The festival has been put together by the local Drift Records independent shop and members of local band Matthew & Me among others, and their choice of music is eclectic. I don't know a few of the acts on the bill, and the whole line-up topped by a deliciously on form British Sea Power, and Toy, plus Rival Consoles, and Bo Ningen draw a wide age range. Best described as looking like a better dressed audience than you'd expect at a folk festival. There's a lot of people my age and older and less of the younger audience of my youth. There's a few but they tend to be the type who buy vinyl and look for something more intellectual in their music than the usual kind of fare festival's billed at them usually provide. There's not a lot of pop to be heard over the event's two days. Which reminds me, having it on Friday and Saturday of a bank Holiday is a great idea for us older festival goers we have 2 days to recover before returning to work.

Another sign you're getting old is reading the programme of a festival. In my youth I went with the flow, rarely knowing who I would see before I went.
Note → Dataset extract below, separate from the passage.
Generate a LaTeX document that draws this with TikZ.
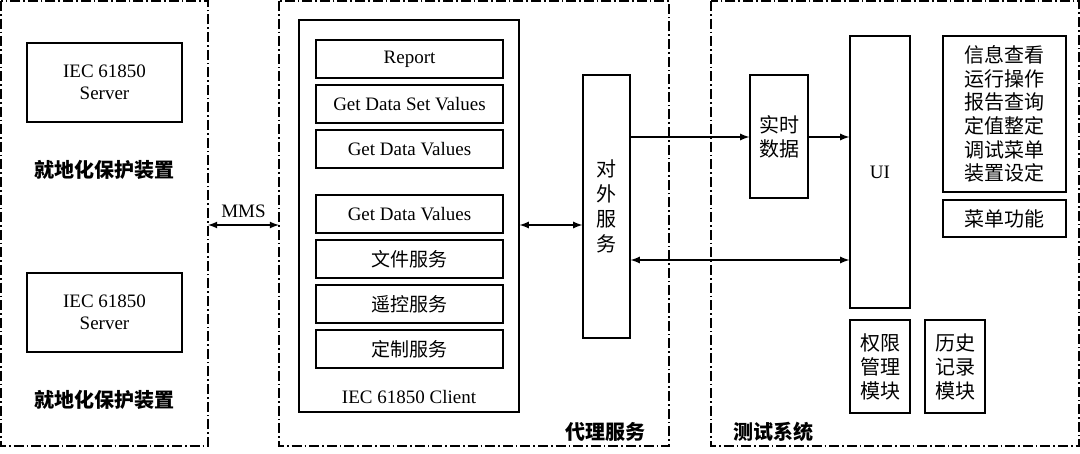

Nowadays the line-up is often out in advance and I plan our weekend's like a campaign. At Sea Change I make conscious effort not to do that instead being guided by others recommendations and where my mood takes me. It works well, and reminds me that perhaps I should endeavour to do it more often.

There are various surprises over the weekend that I make a note to uncover more of. Acts like the wonderful voiced Holly Macve, and the electronic genius noodlings of Howes (joint favourites for my act of the weekend). The supergroup The Pure Conjecture consisting of many of the acts showcased on stage including the foyer's delicious gin seller, the gravelly and highly likeable BC Camplight, crowd favourites The Wave Pictures, locals Magic Bus, and the creative The Diamond Family Archive (a replacement for Lux Harmonium).

Alongside these are acts I've seen before but always deliver a good set, these include The Membranes, Ultimate Painting, our hosts Matthew & Me, and likeable local Thirty Pounds of Bone. I also enjoyed the selection of Bizarre Ritual DJs, and wish I'd got to see a few more of the talks from the likes of Sylvia Pattersonm Mark Leahy, John Doran, Jude Rogers and others.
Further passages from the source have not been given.